## WRITTEN REQUEST:
Which lines hold the string "chart"? Copy every one of them.

## AVAILABLE DATA:
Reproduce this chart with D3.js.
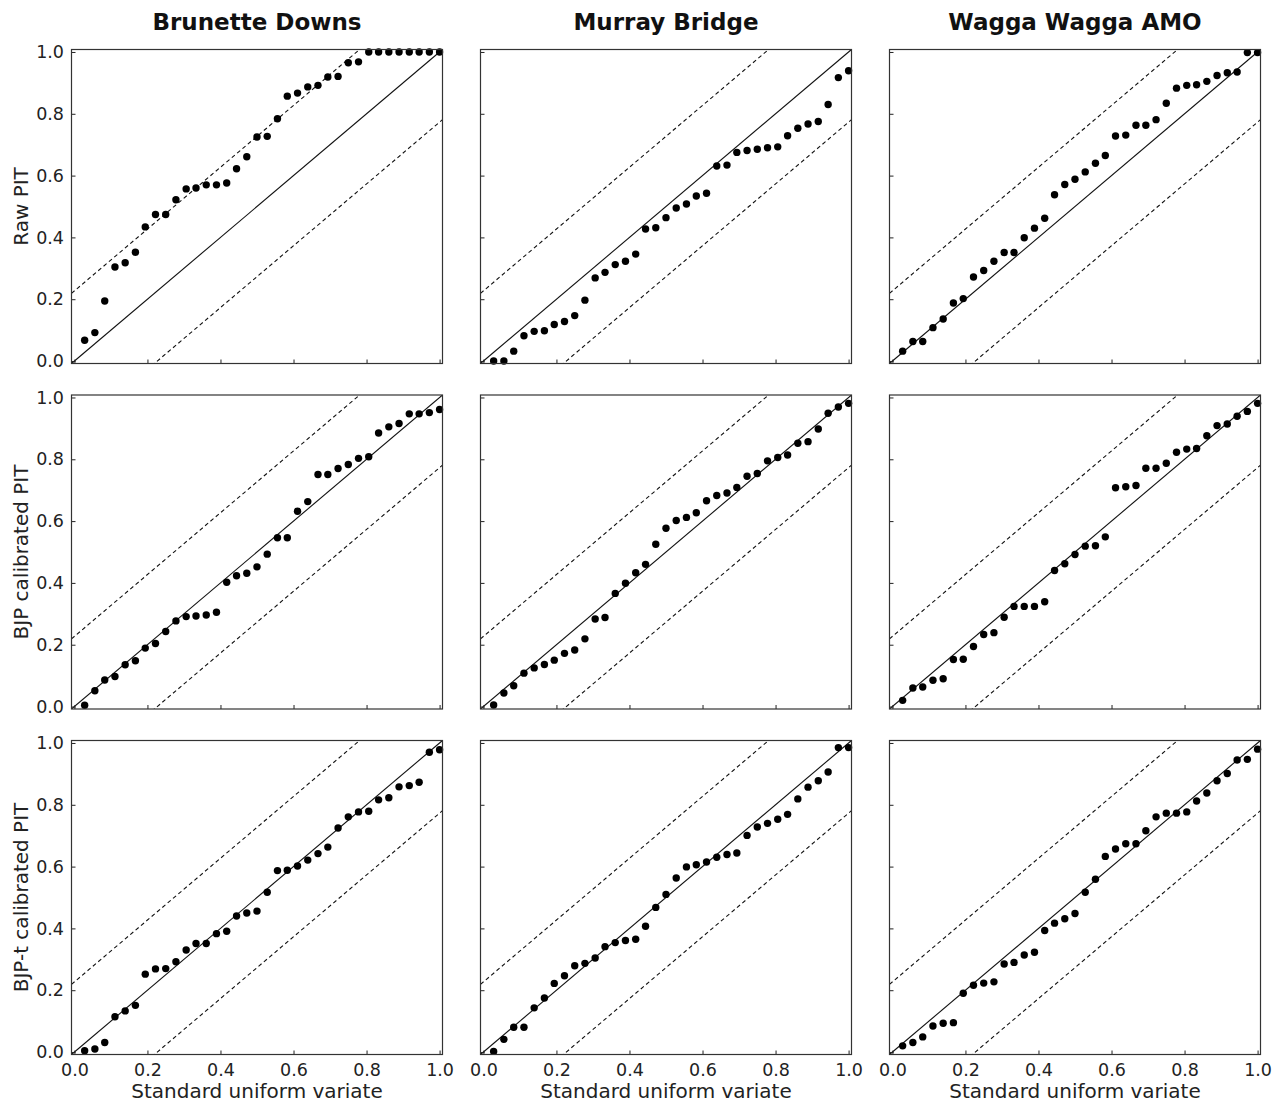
<!DOCTYPE html>
<html>
<head>
<meta charset="utf-8">
<script src="https://cdn.jsdelivr.net/npm/d3@7"></script>
<style>
  body { margin: 0; background: #fff; }
  svg { font-family: "DejaVu Sans", sans-serif; }
</style>
</head>
<body>
<svg class="chart"></svg>
<script>
// station names and row labels
const stations = ['Brunette Downs', 'Murray Bridge', 'Wagga Wagga AMO'];
const rowLabels = ['Raw PIT', 'BJP calibrated PIT', 'BJP-t calibrated PIT'];
const tickValues = [0.0, 0.2, 0.4, 0.6, 0.8, 1.0];
const ksBand = 0.227;

// plotting positions of the 36 events (standard uniform variate)
const uniformVariate = [0.028, 0.056, 0.083, 0.111, 0.139, 0.167, 0.194, 0.222, 0.25,
    0.278, 0.306, 0.333, 0.361, 0.389, 0.417, 0.444, 0.472, 0.5, 0.528, 0.556, 0.583,
    0.611, 0.639, 0.667, 0.694, 0.722, 0.75, 0.778, 0.806, 0.833, 0.861, 0.889, 0.917,
    0.944, 0.972, 1.0];

// sorted PIT values per panel
const rawBrunette = [0.067, 0.092, 0.194, 0.304, 0.318, 0.352, 0.434, 0.474, 0.474, 0.522,
    0.557, 0.560, 0.570, 0.570, 0.576, 0.622, 0.661, 0.725, 0.727, 0.784, 0.857, 0.867,
    0.887, 0.892, 0.919, 0.921, 0.965, 0.968, 1.0, 1.0, 1.0, 1.0, 1.0, 1.0, 1.0, 1.0];
const rawMurray = [0.0, 0.0, 0.032, 0.082, 0.096, 0.098, 0.118, 0.128, 0.147, 0.197,
    0.269, 0.287, 0.312, 0.323, 0.346, 0.427, 0.431, 0.464, 0.495, 0.508, 0.534, 0.543,
    0.631, 0.634, 0.675, 0.681, 0.685, 0.690, 0.693, 0.729, 0.753, 0.767, 0.775, 0.830,
    0.917, 0.939];
const rawWagga = [0.032, 0.063, 0.063, 0.108, 0.136, 0.188, 0.202, 0.272, 0.293, 0.323,
    0.351, 0.351, 0.399, 0.430, 0.462, 0.538, 0.571, 0.588, 0.612, 0.640, 0.665, 0.728,
    0.731, 0.763, 0.763, 0.781, 0.834, 0.883, 0.892, 0.894, 0.905, 0.924, 0.933, 0.935,
    0.998, 0.998];
const bjpBrunette = [0.004, 0.051, 0.086, 0.097, 0.135, 0.148, 0.189, 0.204, 0.243, 0.277,
    0.291, 0.293, 0.296, 0.305, 0.402, 0.423, 0.431, 0.452, 0.493, 0.546, 0.546, 0.632,
    0.663, 0.751, 0.751, 0.770, 0.783, 0.803, 0.808, 0.885, 0.905, 0.916, 0.947, 0.947,
    0.951, 0.961];
const bjpMurray = [0.005, 0.044, 0.067, 0.108, 0.125, 0.136, 0.150, 0.172, 0.183, 0.219,
    0.283, 0.288, 0.366, 0.399, 0.433, 0.460, 0.525, 0.577, 0.602, 0.612, 0.627, 0.666,
    0.683, 0.691, 0.709, 0.745, 0.754, 0.795, 0.806, 0.814, 0.852, 0.857, 0.898, 0.949,
    0.969, 0.981];
const bjpWagga = [0.020, 0.060, 0.063, 0.085, 0.090, 0.152, 0.153, 0.194, 0.233, 0.239,
    0.289, 0.324, 0.324, 0.324, 0.339, 0.440, 0.462, 0.492, 0.519, 0.520, 0.549, 0.708,
    0.711, 0.715, 0.771, 0.771, 0.787, 0.823, 0.833, 0.835, 0.876, 0.909, 0.914, 0.939,
    0.955, 0.981];
const bjptBrunette = [0.004, 0.010, 0.031, 0.114, 0.133, 0.151, 0.252, 0.269, 0.270, 0.292,
    0.330, 0.351, 0.351, 0.383, 0.391, 0.440, 0.450, 0.456, 0.517, 0.587, 0.588, 0.602,
    0.621, 0.642, 0.663, 0.725, 0.761, 0.777, 0.779, 0.816, 0.823, 0.858, 0.862, 0.873,
    0.970, 0.978];
const bjptMurray = [0.002, 0.041, 0.080, 0.080, 0.143, 0.175, 0.222, 0.247, 0.279, 0.287,
    0.304, 0.341, 0.354, 0.361, 0.365, 0.407, 0.468, 0.510, 0.563, 0.599, 0.606, 0.615,
    0.630, 0.639, 0.644, 0.701, 0.728, 0.740, 0.753, 0.769, 0.819, 0.857, 0.878, 0.906,
    0.985, 0.985];
const bjptWagga = [0.020, 0.031, 0.049, 0.084, 0.093, 0.095, 0.190, 0.216, 0.223, 0.227,
    0.285, 0.290, 0.314, 0.323, 0.393, 0.417, 0.431, 0.448, 0.517, 0.559, 0.633, 0.657,
    0.674, 0.674, 0.716, 0.761, 0.773, 0.773, 0.777, 0.812, 0.838, 0.878, 0.901, 0.945,
    0.947, 0.980];

const panelSeries = [
    [rawBrunette, rawMurray, rawWagga],
    [bjpBrunette, bjpMurray, bjpWagga],
    [bjptBrunette, bjptMurray, bjptWagga],
];

const width = 1283, height = 1105;
const panelW = 371, panelH = 314;
const colLeft = [71.5, 480.5, 889.5];
const rowTop = [49.5, 395, 740.5];

const svg = d3.select('.chart')
    .attr('width', width)
    .attr('height', height);

const xScale = d3.scaleLinear().domain([-0.008, 1.008]).range([0, panelW]);
const yScale = d3.scaleLinear().domain([-0.008, 1.008]).range([panelH, 0]);

svg.append('defs').append('clipPath')
    .attr('id', 'panel-clip')
    .append('rect')
    .attr('width', panelW)
    .attr('height', panelH);

const diag = d3.line().x(d => xScale(d[0])).y(d => yScale(d[1]));
const ends = [-0.008, 1.008];

panelSeries.forEach((row, r) => {
    row.forEach((values, c) => {
        const g = svg.append('g')
            .attr('transform', `translate(${colLeft[c]}, ${rowTop[r]})`);

        const lines = g.append('g').attr('clip-path', 'url(#panel-clip)');
        lines.append('path')
            .attr('d', diag(ends.map(v => [v, v])))
            .attr('fill', 'none').attr('stroke', '#111').attr('stroke-width', 1.1);
        [ksBand, -ksBand].forEach(off => {
            lines.append('path')
                .attr('d', diag(ends.map(v => [v, v + off])))
                .attr('fill', 'none').attr('stroke', '#111').attr('stroke-width', 1.1)
                .attr('stroke-dasharray', '4,3');
        });

        g.selectAll('.dot')
            .data(values)
            .enter()
            .append('circle')
            .classed('dot', true)
            .attr('cx', (d, i) => xScale(uniformVariate[i]))
            .attr('cy', d => yScale(d))
            .attr('r', 3.7)
            .attr('fill', '#000');

        const yAxis = g.append('g')
            .call(d3.axisLeft(yScale).tickValues(tickValues).tickSize(-4)
                .tickPadding(7.5)
                .tickFormat(c === 0 ? d3.format('.1f') : () => ''));
        const xAxis = g.append('g')
            .attr('transform', `translate(0, ${panelH})`)
            .call(d3.axisBottom(xScale).tickValues(tickValues).tickSize(-4)
                .tickPadding(9)
                .tickFormat(r === 2 ? d3.format('.1f') : () => ''));
        [yAxis, xAxis].forEach(a => {
            a.select('.domain').remove();
            a.selectAll('line').attr('stroke', '#222');
            a.selectAll('text').attr('font-size', 17.5)
                .attr('fill', '#222').attr('font-family', '"DejaVu Sans", sans-serif');
        });

        g.append('rect')
            .attr('width', panelW).attr('height', panelH)
            .attr('fill', 'none').attr('stroke', '#333').attr('stroke-width', 1.2);
    });
});

// column titles
stations.forEach((name, c) => {
    svg.append('text')
        .attr('x', colLeft[c] + panelW / 2)
        .attr('y', 30)
        .attr('text-anchor', 'middle')
        .attr('font-size', 23)
        .attr('font-weight', 'bold')
        .attr('fill', '#111')
        .text(name);
});

// row labels
rowLabels.forEach((label, r) => {
    svg.append('text')
        .attr('transform', `translate(28, ${rowTop[r] + panelH / 2}) rotate(-90)`)
        .attr('text-anchor', 'middle')
        .attr('font-size', 20)
        .attr('fill', '#222')
        .text(label);
});

// x labels under bottom row
stations.forEach((name, c) => {
    svg.append('text')
        .attr('x', colLeft[c] + panelW / 2)
        .attr('y', 1098)
        .attr('text-anchor', 'middle')
        .attr('font-size', 20)
        .attr('fill', '#222')
        .text('Standard uniform variate');
});
</script>
</body>
</html>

## THE RESPONSE:
Reproduce this chart with D3.js.
<svg class="chart"></svg>
const svg = d3.select('.chart')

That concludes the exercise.